[Part of a data file]
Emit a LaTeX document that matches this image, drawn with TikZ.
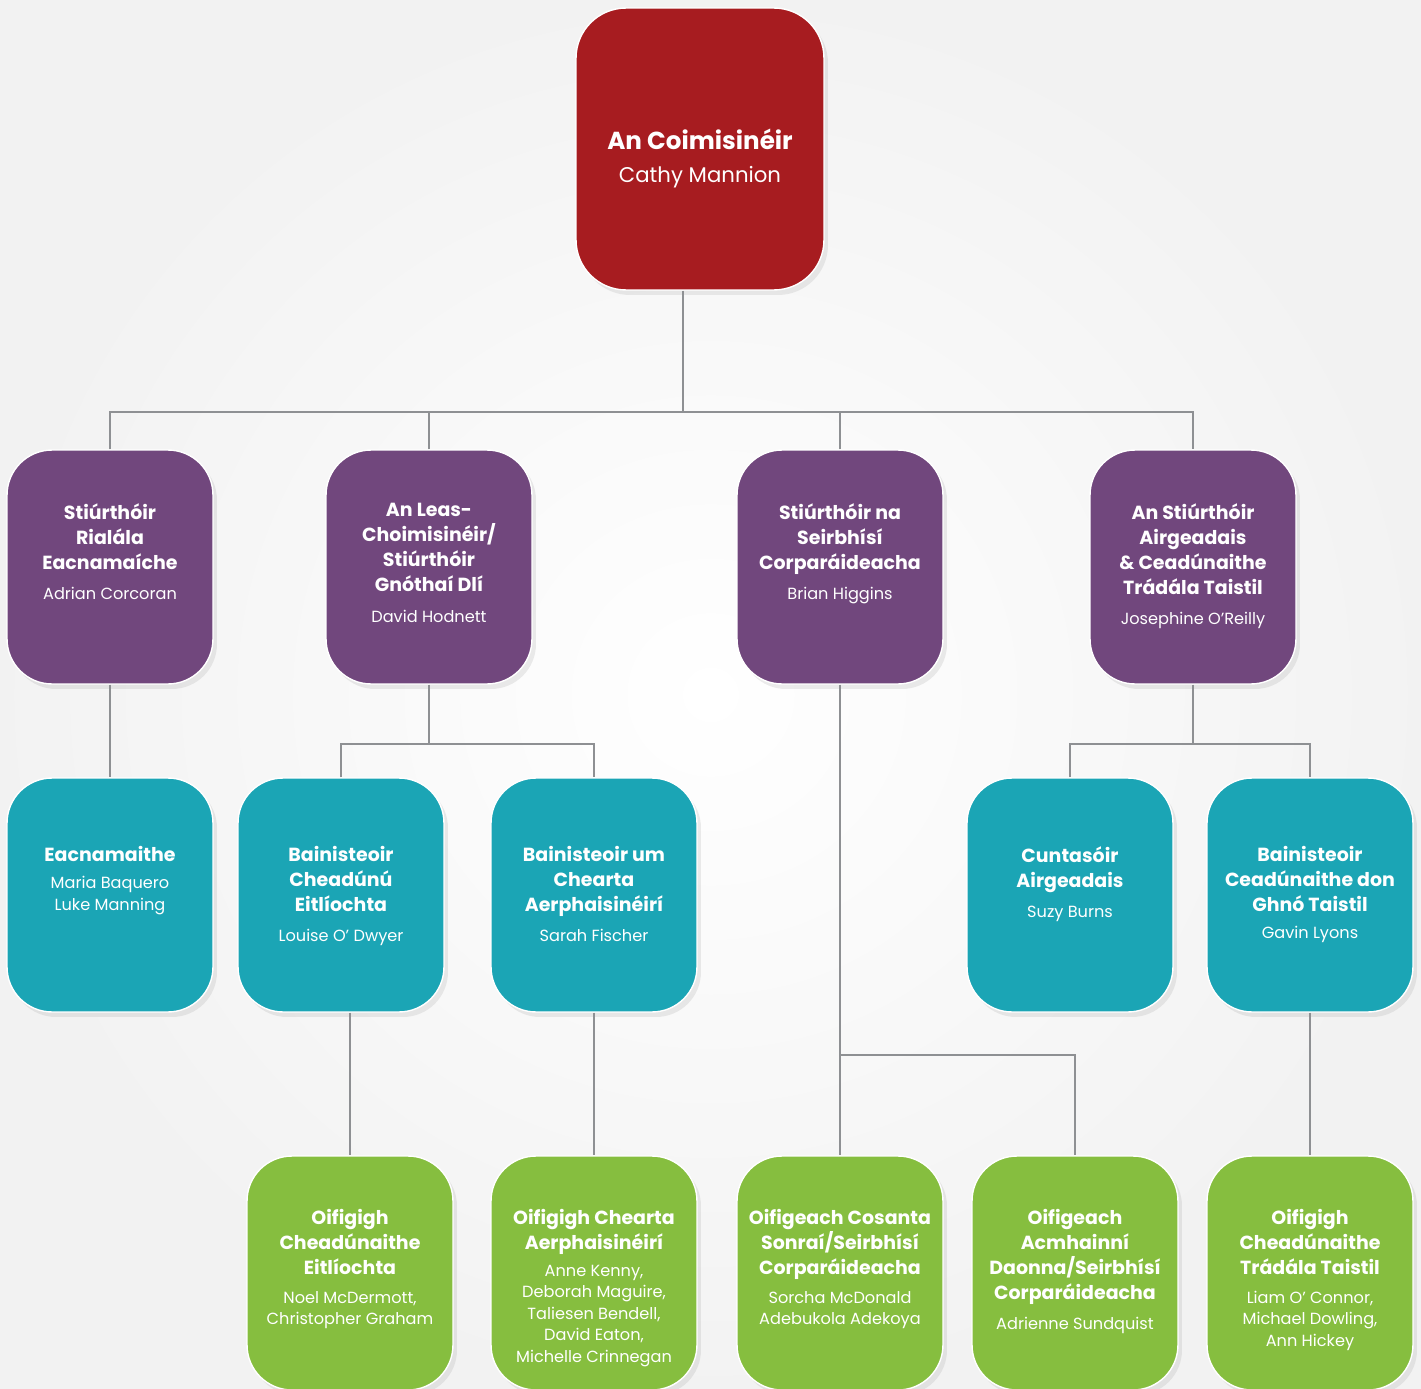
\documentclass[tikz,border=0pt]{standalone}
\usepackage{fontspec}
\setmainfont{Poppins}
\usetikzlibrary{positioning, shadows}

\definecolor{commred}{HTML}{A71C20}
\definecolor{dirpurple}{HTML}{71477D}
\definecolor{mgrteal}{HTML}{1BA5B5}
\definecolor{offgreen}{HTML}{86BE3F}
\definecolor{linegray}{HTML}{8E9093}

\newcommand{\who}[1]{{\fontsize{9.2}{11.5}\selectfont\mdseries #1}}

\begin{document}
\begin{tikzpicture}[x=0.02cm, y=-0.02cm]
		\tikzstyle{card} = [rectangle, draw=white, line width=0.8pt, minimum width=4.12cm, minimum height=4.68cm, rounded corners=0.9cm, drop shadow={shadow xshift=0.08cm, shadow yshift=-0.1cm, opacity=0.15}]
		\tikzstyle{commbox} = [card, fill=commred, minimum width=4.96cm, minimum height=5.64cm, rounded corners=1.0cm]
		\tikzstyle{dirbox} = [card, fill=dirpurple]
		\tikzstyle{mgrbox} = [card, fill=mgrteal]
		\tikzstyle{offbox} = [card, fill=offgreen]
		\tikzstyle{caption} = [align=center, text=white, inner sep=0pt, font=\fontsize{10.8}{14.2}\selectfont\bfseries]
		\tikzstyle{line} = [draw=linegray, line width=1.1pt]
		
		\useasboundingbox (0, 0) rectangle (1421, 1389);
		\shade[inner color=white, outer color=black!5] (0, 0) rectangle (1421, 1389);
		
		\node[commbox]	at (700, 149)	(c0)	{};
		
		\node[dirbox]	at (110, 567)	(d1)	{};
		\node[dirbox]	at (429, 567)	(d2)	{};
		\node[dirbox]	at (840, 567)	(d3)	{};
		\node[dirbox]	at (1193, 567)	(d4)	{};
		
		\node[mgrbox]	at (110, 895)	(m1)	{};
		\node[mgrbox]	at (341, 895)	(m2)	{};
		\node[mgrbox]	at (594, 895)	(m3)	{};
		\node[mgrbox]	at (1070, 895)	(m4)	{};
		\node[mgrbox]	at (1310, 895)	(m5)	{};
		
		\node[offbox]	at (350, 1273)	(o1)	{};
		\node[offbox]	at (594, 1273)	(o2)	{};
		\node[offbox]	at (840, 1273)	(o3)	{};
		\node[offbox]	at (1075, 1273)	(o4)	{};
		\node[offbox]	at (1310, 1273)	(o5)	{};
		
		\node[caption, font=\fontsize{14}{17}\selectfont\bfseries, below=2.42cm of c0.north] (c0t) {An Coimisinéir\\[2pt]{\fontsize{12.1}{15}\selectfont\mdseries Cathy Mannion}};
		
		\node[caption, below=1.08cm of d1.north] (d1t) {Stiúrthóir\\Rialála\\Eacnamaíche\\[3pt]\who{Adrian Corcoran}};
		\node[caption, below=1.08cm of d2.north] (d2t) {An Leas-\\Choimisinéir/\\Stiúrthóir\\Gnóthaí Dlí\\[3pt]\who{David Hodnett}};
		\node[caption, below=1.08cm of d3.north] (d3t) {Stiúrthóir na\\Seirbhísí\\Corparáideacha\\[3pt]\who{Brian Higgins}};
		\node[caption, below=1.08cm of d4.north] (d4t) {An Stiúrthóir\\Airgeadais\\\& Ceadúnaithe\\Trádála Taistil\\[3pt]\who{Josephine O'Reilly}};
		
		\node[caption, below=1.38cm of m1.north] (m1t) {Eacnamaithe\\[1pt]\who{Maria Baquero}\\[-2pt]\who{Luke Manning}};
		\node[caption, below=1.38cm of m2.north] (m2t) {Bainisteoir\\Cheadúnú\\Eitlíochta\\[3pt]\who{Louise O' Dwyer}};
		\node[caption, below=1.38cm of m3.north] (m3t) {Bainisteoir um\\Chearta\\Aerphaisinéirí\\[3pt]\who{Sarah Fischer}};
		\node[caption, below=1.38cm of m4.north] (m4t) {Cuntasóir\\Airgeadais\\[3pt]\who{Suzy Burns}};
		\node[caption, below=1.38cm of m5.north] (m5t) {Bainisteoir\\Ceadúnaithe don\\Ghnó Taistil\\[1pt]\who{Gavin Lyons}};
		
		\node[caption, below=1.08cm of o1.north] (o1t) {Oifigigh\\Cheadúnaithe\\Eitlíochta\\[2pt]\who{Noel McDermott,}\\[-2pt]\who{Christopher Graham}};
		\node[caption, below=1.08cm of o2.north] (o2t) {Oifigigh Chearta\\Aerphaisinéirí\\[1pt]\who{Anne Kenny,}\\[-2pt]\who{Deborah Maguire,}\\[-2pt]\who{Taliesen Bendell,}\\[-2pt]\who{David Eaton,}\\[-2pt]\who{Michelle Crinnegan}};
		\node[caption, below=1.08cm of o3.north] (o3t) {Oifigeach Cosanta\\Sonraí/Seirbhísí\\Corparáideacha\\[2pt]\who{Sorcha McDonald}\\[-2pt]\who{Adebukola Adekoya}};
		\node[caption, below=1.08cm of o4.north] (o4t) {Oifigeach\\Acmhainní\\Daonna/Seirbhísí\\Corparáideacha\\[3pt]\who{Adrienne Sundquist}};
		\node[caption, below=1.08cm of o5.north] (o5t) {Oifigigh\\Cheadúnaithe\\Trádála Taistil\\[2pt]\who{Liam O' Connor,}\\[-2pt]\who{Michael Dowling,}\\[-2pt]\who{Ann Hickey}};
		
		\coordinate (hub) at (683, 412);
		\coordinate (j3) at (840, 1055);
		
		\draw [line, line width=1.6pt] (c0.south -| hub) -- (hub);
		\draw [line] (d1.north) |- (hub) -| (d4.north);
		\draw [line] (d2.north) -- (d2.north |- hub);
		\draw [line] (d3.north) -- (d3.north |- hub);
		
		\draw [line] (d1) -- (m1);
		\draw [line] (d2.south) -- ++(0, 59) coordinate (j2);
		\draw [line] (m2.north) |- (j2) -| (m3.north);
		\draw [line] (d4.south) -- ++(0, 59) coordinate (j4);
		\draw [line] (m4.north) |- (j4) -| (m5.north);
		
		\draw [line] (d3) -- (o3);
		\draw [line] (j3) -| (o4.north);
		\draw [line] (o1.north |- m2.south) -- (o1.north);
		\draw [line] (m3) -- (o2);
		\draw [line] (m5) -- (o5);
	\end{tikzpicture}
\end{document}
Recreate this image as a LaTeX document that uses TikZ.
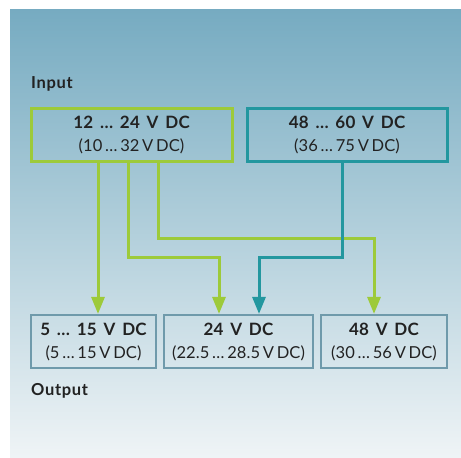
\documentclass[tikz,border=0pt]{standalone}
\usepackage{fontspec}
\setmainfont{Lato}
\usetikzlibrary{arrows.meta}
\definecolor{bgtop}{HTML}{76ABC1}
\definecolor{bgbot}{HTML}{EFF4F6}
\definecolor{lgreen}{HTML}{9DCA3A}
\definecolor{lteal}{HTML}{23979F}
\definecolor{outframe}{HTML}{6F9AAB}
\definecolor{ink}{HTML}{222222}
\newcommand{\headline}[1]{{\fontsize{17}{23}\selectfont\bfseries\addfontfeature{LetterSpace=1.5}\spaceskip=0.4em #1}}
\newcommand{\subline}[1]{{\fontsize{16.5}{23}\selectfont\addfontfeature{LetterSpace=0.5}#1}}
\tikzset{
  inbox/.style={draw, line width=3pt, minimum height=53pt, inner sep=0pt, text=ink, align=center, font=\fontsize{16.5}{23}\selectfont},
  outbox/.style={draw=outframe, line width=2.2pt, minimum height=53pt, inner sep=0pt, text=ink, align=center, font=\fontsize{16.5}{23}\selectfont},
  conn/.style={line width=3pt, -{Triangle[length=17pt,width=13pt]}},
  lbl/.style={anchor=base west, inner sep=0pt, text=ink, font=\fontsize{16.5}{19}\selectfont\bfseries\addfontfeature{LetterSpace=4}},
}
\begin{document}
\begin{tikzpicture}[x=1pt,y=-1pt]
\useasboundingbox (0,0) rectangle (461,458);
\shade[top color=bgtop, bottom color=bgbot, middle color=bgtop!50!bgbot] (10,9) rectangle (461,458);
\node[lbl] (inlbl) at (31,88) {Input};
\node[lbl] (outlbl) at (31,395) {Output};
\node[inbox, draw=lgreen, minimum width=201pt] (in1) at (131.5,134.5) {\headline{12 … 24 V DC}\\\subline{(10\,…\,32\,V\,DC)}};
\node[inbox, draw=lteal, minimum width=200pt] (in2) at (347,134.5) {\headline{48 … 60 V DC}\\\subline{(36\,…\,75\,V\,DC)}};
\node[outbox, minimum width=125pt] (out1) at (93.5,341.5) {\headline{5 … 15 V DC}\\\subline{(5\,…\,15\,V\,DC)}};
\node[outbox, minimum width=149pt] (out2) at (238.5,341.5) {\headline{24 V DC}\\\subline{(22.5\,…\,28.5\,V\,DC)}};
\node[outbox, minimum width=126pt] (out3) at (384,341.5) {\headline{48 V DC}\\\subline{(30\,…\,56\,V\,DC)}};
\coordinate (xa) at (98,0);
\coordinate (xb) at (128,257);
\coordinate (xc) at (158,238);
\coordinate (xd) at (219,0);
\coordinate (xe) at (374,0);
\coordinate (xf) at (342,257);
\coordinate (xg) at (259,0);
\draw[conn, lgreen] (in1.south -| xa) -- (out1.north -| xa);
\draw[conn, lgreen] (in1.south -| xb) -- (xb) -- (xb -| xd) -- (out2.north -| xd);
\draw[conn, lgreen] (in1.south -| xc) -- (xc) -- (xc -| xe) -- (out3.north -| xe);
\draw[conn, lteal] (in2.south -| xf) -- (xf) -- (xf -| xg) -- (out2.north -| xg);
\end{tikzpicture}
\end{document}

• _TASK DIRECTIONS_: Copy nothing but the lines from the top of the data down to the line containing "below=2.42cm of c0.north]", and leave the pictures out.

• _EXERCISE SOLUTION_:
Emit a LaTeX document that matches this image, drawn with TikZ.
\documentclass[tikz,border=0pt]{standalone}
\usepackage{fontspec}
\setmainfont{Poppins}
\usetikzlibrary{positioning, shadows}

\definecolor{commred}{HTML}{A71C20}
\definecolor{dirpurple}{HTML}{71477D}
\definecolor{mgrteal}{HTML}{1BA5B5}
\definecolor{offgreen}{HTML}{86BE3F}
\definecolor{linegray}{HTML}{8E9093}

\newcommand{\who}[1]{{\fontsize{9.2}{11.5}\selectfont\mdseries #1}}

\begin{document}
\begin{tikzpicture}[x=0.02cm, y=-0.02cm]
		\tikzstyle{card} = [rectangle, draw=white, line width=0.8pt, minimum width=4.12cm, minimum height=4.68cm, rounded corners=0.9cm, drop shadow={shadow xshift=0.08cm, shadow yshift=-0.1cm, opacity=0.15}]
		\tikzstyle{commbox} = [card, fill=commred, minimum width=4.96cm, minimum height=5.64cm, rounded corners=1.0cm]
		\tikzstyle{dirbox} = [card, fill=dirpurple]
		\tikzstyle{mgrbox} = [card, fill=mgrteal]
		\tikzstyle{offbox} = [card, fill=offgreen]
		\tikzstyle{caption} = [align=center, text=white, inner sep=0pt, font=\fontsize{10.8}{14.2}\selectfont\bfseries]
		\tikzstyle{line} = [draw=linegray, line width=1.1pt]
		
		\useasboundingbox (0, 0) rectangle (1421, 1389);
		\shade[inner color=white, outer color=black!5] (0, 0) rectangle (1421, 1389);
		
		\node[commbox]	at (700, 149)	(c0)	{};
		
		\node[dirbox]	at (110, 567)	(d1)	{};
		\node[dirbox]	at (429, 567)	(d2)	{};
		\node[dirbox]	at (840, 567)	(d3)	{};
		\node[dirbox]	at (1193, 567)	(d4)	{};
		
		\node[mgrbox]	at (110, 895)	(m1)	{};
		\node[mgrbox]	at (341, 895)	(m2)	{};
		\node[mgrbox]	at (594, 895)	(m3)	{};
		\node[mgrbox]	at (1070, 895)	(m4)	{};
		\node[mgrbox]	at (1310, 895)	(m5)	{};
		
		\node[offbox]	at (350, 1273)	(o1)	{};
		\node[offbox]	at (594, 1273)	(o2)	{};
		\node[offbox]	at (840, 1273)	(o3)	{};
		\node[offbox]	at (1075, 1273)	(o4)	{};
		\node[offbox]	at (1310, 1273)	(o5)	{};
		
		\node[caption, font=\fontsize{14}{17}\selectfont\bfseries, below=2.42cm of c0.north] (c0t) {An Coimisinéir\\[2pt]{\fontsize{12.1}{15}\selectfont\mdseries Cathy Mannion}};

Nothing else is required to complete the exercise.